帯に「ファンタジー」という文字があって、とても面白そうな小説だとは思っていたのだけれども、ずいぶん手に取るまでに時間がかかってしまいました。
※ファンタジーもの大好きなのですが、年々冒険的なガツガツ行くファンタジー(雰囲気だけ伝わって…)は気力がついていけず……なんてことも多かったので、こういう経緯になりました。
私がついに読み始めたとき、ほっとしたのが短編連載の形をとられていたこと。一つ一つのお話が短いスパンで切り替わって、謎を深めたり、キャラにより魅力を追加したりしてくれました。

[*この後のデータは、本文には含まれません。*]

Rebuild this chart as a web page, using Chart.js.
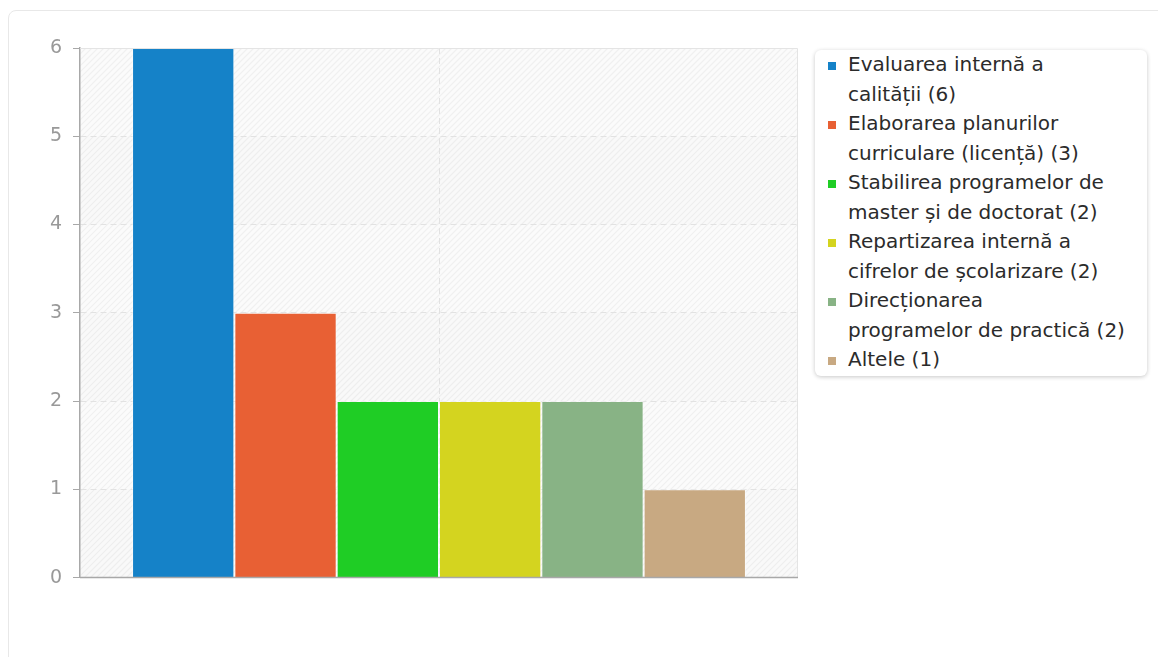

後半はそういうわけにはいかず、切なくて苦しい状況が続きましたが、その前までに作り上げた千年鬼への信頼感・期待感が、ラストまでしっかり支えてくれます。
とても良かったです。
物足りないくらいがちょうどいい。良かったです。 -
ほっこりファンタジーかと思いきや、切ない。切ない。。。
「千年」、想像しようとしてもできないぐらい途方もない時間。たみの鬼の芽を摘み続ける小鬼もカッコイイし、支え続ける黒鬼もカッコイイ。
予定調和で終わらず、シビア。でもラストかすかな希望が見える。出会ってほしいと切に願う。